### Data excerpt:
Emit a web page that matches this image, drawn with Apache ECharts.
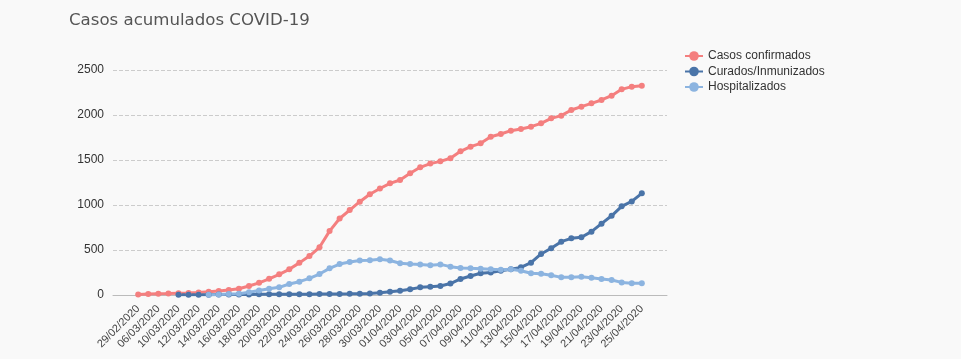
<!DOCTYPE html>
<html>
<head>
<meta charset="utf-8">
<script src="https://cdn.jsdelivr.net/npm/echarts@6/dist/echarts.min.js"></script>
<style>
html,body{margin:0;padding:0;background:#f9f9f9;}
#c{width:961px;height:359px;}
</style>
</head>
<body>
<div id="c"></div>
<script>
const dates = ['29/02/2020','04/03/2020','06/03/2020','09/03/2020','10/03/2020','11/03/2020','12/03/2020','13/03/2020','14/03/2020','15/03/2020','16/03/2020','17/03/2020','18/03/2020','19/03/2020','20/03/2020','21/03/2020','22/03/2020','23/03/2020','24/03/2020','25/03/2020','26/03/2020','27/03/2020','28/03/2020','29/03/2020','30/03/2020','31/03/2020','01/04/2020','02/04/2020','03/04/2020','04/04/2020','05/04/2020','06/04/2020','07/04/2020','08/04/2020','09/04/2020','10/04/2020','11/04/2020','12/04/2020','13/04/2020','14/04/2020','15/04/2020','16/04/2020','17/04/2020','18/04/2020','19/04/2020','20/04/2020','21/04/2020','22/04/2020','23/04/2020','24/04/2020','25/04/2020'];

const confirmados = [5,10,15,17,20,22,27,35,45,55,70,100,135,180,230,285,357,433,530,710,850,944,1037,1119,1183,1241,1278,1352,1419,1460,1485,1519,1596,1648,1685,1759,1789,1826,1844,1870,1907,1963,1993,2056,2093,2130,2167,2215,2285,2315,2326];

const curados = [null,null,null,null,3,3,4,4,5,5,6,6,7,7,8,8,9,9,10,11,12,13,15,18,26,35,48,63,85,93,100,127,178,211,241,250,270,287,307,359,456,519,593,630,641,704,793,880,985,1040,1130];

const hospitalizados = [null,null,null,null,null,null,null,3,5,10,15,30,50,70,85,122,148,185,233,296,344,367,383,387,396,383,352,344,339,330,340,315,300,296,293,287,280,287,270,241,237,219,196,196,204,191,178,167,140,130,130];

const yTicks = [0,500,1000,1500,2000,2500];

const seriesNames = ['Casos confirmados','Curados/Inmunizados','Hospitalizados'];
const colors = ['#f47f7f','#4a74a8','#8cb4e0'];

// pad the category axis with two empty slots on each side
const pad = ['',''];
const cats = pad.concat(dates, pad);
const padData = arr => [null,null].concat(arr,[null,null]);

const chart = echarts.init(document.getElementById('c'));
const mk = (name, data, color) => ({
  name, type:'line', data: padData(data),
  symbol:'circle', symbolSize:6, showSymbol:true,
  lineStyle:{width:3, color}, itemStyle:{color},
  emphasis:{disabled:true}
});
chart.setOption({
  backgroundColor:'#f9f9f9',
  animation:false,
  title:{
    text:'Casos acumulados COVID-19', left:64, top:7,
    textStyle:{fontFamily:'DejaVu Sans', fontSize:16.6, fontWeight:'normal', color:'#555'}
  },
  legend:{
    orient:'vertical', left:679, top:45,
    itemWidth:18, itemHeight:12, itemGap:3.5,
    textStyle:{fontFamily:'Liberation Sans', fontSize:12, color:'#333'},
    data: seriesNames
  },
  grid:{left:113, right:294, top:70, bottom:64},
  xAxis:{
    type:'category', data:cats, boundaryGap:true,
    axisLine:{lineStyle:{color:'#bbb'}},
    axisTick:{show:false},
    axisLabel:{interval:1, rotate:45, fontFamily:'Liberation Sans', fontSize:11, color:'#444', margin:12}
  },
  yAxis:{
    type:'value', min:yTicks[0], max:yTicks[yTicks.length-1], interval:500,
    axisLine:{show:false}, axisTick:{show:false},
    axisLabel:{fontFamily:'Liberation Sans', fontSize:12, color:'#333', margin:9, formatter:v => String(v)},
    splitLine:{lineStyle:{type:'dashed', color:'#ccc'}}
  },
  series:[
    mk(seriesNames[0], confirmados, colors[0]),
    mk(seriesNames[1], curados, colors[1]),
    mk(seriesNames[2], hospitalizados, colors[2])
  ]
});
</script>
</body>
</html>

### Brief:
Reproduce the material in its entirety and word for word, without the pictures.

### Reply to the exercise:
Emit a web page that matches this image, drawn with Apache ECharts.
<!DOCTYPE html>
<html>
<head>
<meta charset="utf-8">
<script src="https://cdn.jsdelivr.net/npm/echarts@6/dist/echarts.min.js"></script>
<style>
html,body{margin:0;padding:0;background:#f9f9f9;}
#c{width:961px;height:359px;}
</style>
</head>
<body>
<div id="c"></div>
<script>
const dates = ['29/02/2020','04/03/2020','06/03/2020','09/03/2020','10/03/2020','11/03/2020','12/03/2020','13/03/2020','14/03/2020','15/03/2020','16/03/2020','17/03/2020','18/03/2020','19/03/2020','20/03/2020','21/03/2020','22/03/2020','23/03/2020','24/03/2020','25/03/2020','26/03/2020','27/03/2020','28/03/2020','29/03/2020','30/03/2020','31/03/2020','01/04/2020','02/04/2020','03/04/2020','04/04/2020','05/04/2020','06/04/2020','07/04/2020','08/04/2020','09/04/2020','10/04/2020','11/04/2020','12/04/2020','13/04/2020','14/04/2020','15/04/2020','16/04/2020','17/04/2020','18/04/2020','19/04/2020','20/04/2020','21/04/2020','22/04/2020','23/04/2020','24/04/2020','25/04/2020'];

const confirmados = [5,10,15,17,20,22,27,35,45,55,70,100,135,180,230,285,357,433,530,710,850,944,1037,1119,1183,1241,1278,1352,1419,1460,1485,1519,1596,1648,1685,1759,1789,1826,1844,1870,1907,1963,1993,2056,2093,2130,2167,2215,2285,2315,2326];

const curados = [null,null,null,null,3,3,4,4,5,5,6,6,7,7,8,8,9,9,10,11,12,13,15,18,26,35,48,63,85,93,100,127,178,211,241,250,270,287,307,359,456,519,593,630,641,704,793,880,985,1040,1130];

const hospitalizados = [null,null,null,null,null,null,null,3,5,10,15,30,50,70,85,122,148,185,233,296,344,367,383,387,396,383,352,344,339,330,340,315,300,296,293,287,280,287,270,241,237,219,196,196,204,191,178,167,140,130,130];

const yTicks = [0,500,1000,1500,2000,2500];

const seriesNames = ['Casos confirmados','Curados/Inmunizados','Hospitalizados'];
const colors = ['#f47f7f','#4a74a8','#8cb4e0'];

// pad the category axis with two empty slots on each side
const pad = ['',''];
const cats = pad.concat(dates, pad);
const padData = arr => [null,null].concat(arr,[null,null]);

const chart = echarts.init(document.getElementById('c'));
const mk = (name, data, color) => ({
  name, type:'line', data: padData(data),
  symbol:'circle', symbolSize:6, showSymbol:true,
  lineStyle:{width:3, color}, itemStyle:{color},
  emphasis:{disabled:true}
});
chart.setOption({
  backgroundColor:'#f9f9f9',
  animation:false,
  title:{
    text:'Casos acumulados COVID-19', left:64, top:7,
    textStyle:{fontFamily:'DejaVu Sans', fontSize:16.6, fontWeight:'normal', color:'#555'}
  },
  legend:{
    orient:'vertical', left:679, top:45,
    itemWidth:18, itemHeight:12, itemGap:3.5,
    textStyle:{fontFamily:'Liberation Sans', fontSize:12, color:'#333'},
    data: seriesNames
  },
  grid:{left:113, right:294, top:70, bottom:64},
  xAxis:{
    type:'category', data:cats, boundaryGap:true,
    axisLine:{lineStyle:{color:'#bbb'}},
    axisTick:{show:false},
    axisLabel:{interval:1, rotate:45, fontFamily:'Liberation Sans', fontSize:11, color:'#444', margin:12}
  },
  yAxis:{
    type:'value', min:yTicks[0], max:yTicks[yTicks.length-1], interval:500,
    axisLine:{show:false}, axisTick:{show:false},
    axisLabel:{fontFamily:'Liberation Sans', fontSize:12, color:'#333', margin:9, formatter:v => String(v)},
    splitLine:{lineStyle:{type:'dashed', color:'#ccc'}}
  },
  series:[
    mk(seriesNames[0], confirmados, colors[0]),
    mk(seriesNames[1], curados, colors[1]),
    mk(seriesNames[2], hospitalizados, colors[2])
  ]
});
</script>
</body>
</html>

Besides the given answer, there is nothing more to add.